Last night at the HAWKs meeting there were two games.  One was a Union So Tested American Civil War fight.  From what I could tell it was quite a good scenario.  The second game was another (only the second) play test of the WWII skirmish rules I’ve been developing.  Noah, Duncan, Chris, and Don were my guinea pigs.

The scenario was a simple meeting engagement in which both sides were fighting for control of the road intersection in the center of the table.  It perhaps wasn’t an interesting, but I wanted to get the players engaging each other quickly.

The game confirmed that the firing mechanics worked well.  (See previous posts about the card-based combat resolution mechanisms I’ve been developing.)  I may double the weapons ranges.  Right now an M-1 rifle shoots about 36 inches.  In Beer and Pretzels Skirmish I used shooting ranges that were closer to figure scale, but players didn’t seem to like the idea they could shoot across the whole board. Food for thought.

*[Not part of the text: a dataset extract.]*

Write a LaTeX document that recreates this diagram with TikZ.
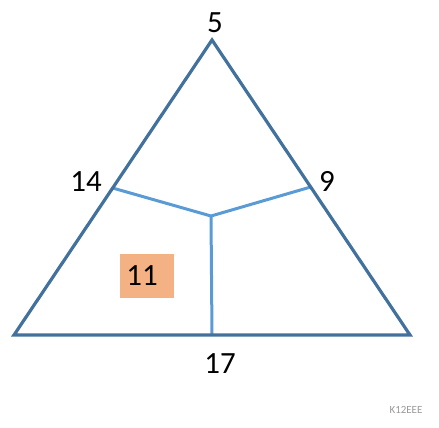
\documentclass[tikz,border=0pt]{standalone}
\usepackage{fontspec}
\setmainfont{Carlito}
\usetikzlibrary{calc}
\definecolor{edgeblue}{HTML}{41719C}
\definecolor{splitblue}{HTML}{5B9BD5}
\definecolor{boxorange}{HTML}{F4B183}
\begin{document}
\begin{tikzpicture}[x=1bp,y=-1bp,
  num/.style={font=\fontsize{31}{36}\selectfont}]
  \useasboundingbox (0,0) rectangle (439,427);
  \coordinate (A) at (212,40);
  \coordinate (B) at (14,335);
  \coordinate (C) at (410,335);
  \coordinate (L) at ($(A)!0.5017!(B)$);
  \coordinate (R) at ($(A)!0.4983!(C)$);
  \coordinate (M) at (211,216);
  \coordinate (D) at (212,335);
  \draw[color=splitblue,line width=3bp] (L) -- (M) -- (R);
  \draw[color=splitblue,line width=3bp] (M) -- (D);
  \draw[color=edgeblue,line width=3.2bp,line join=miter] (A) -- (B) -- (C) -- cycle;
  \node[num] (top) at (215,23) {5};
  \node[num] (left) at (86,182) {14};
  \node[num] (right) at (327,181) {9};
  \node[num] (bottom) at (220,364) {17};
  \node[num,fill=boxorange,minimum width=54bp,minimum height=44bp,inner sep=0pt] (area) at (146.5,276) {11\kern9bp\relax};
  \node[font=\fontsize{11}{12}\selectfont,text=black!40] (mark) at (406,410) {K12EEE};
\end{tikzpicture}
\end{document}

I knew something wasn’t working for activation.  I’ve been using a mechanic similar to the Look, Sarge series, except with many more cards, because I wanted elite and regular units to, in general, activate more frequently than green units.  The down sides were that turns are significantly longer, players don’t get the sense of passage of time, it’s almost impossible to recover from being pinned, and other drawbacks.  For the next test, I’m going to go closer to Look, Sarge, with cards numbered 1 to 6 in red and also in black.  I’ll add an “elite” card.  When that card is drawn, elite units with the same number as the last number called will activate.  So SOME elite units will get two activations in a row.  This is both simpler and addresses some of the issues noted.

Movement worked fine.

I had recently revamped the morale rules, but it didn’t seem that players every failed morale.  In fact most players didn’t even fear the morale checks.  I think what I forgot to take into account is number of figures lost more heavily.  When a figure is wounded or killed, the unit picks up a morale pip.  To pass you subtract the number of morale pips from your “Guts number.”  This difference has to be greater than the target number on the card.  I think I want to make the following change.  In stead of accruing one morale pip for each wound or incapacitate result, you will accrue one per wound and three for each incapacitate.  This should result in more morale failures, which will enable me to test the morale failure mechanics better.

Finally, I’m not sure that I’m happy with the unit record sheets.  On them you track wounds on your figures, but it’s hard to remember to look at the card when shooting, because wounded figures have a negative columns shift.  I won’t make any changes to that just yet, but it’s on my list to revisit later.

Don tried to test rifle grenades, but he “rolled” poorly each time and scattered in a bad direction, so we never got to see how the new mechanics worked.

In general, I’m happy with the way the rules are shaping up.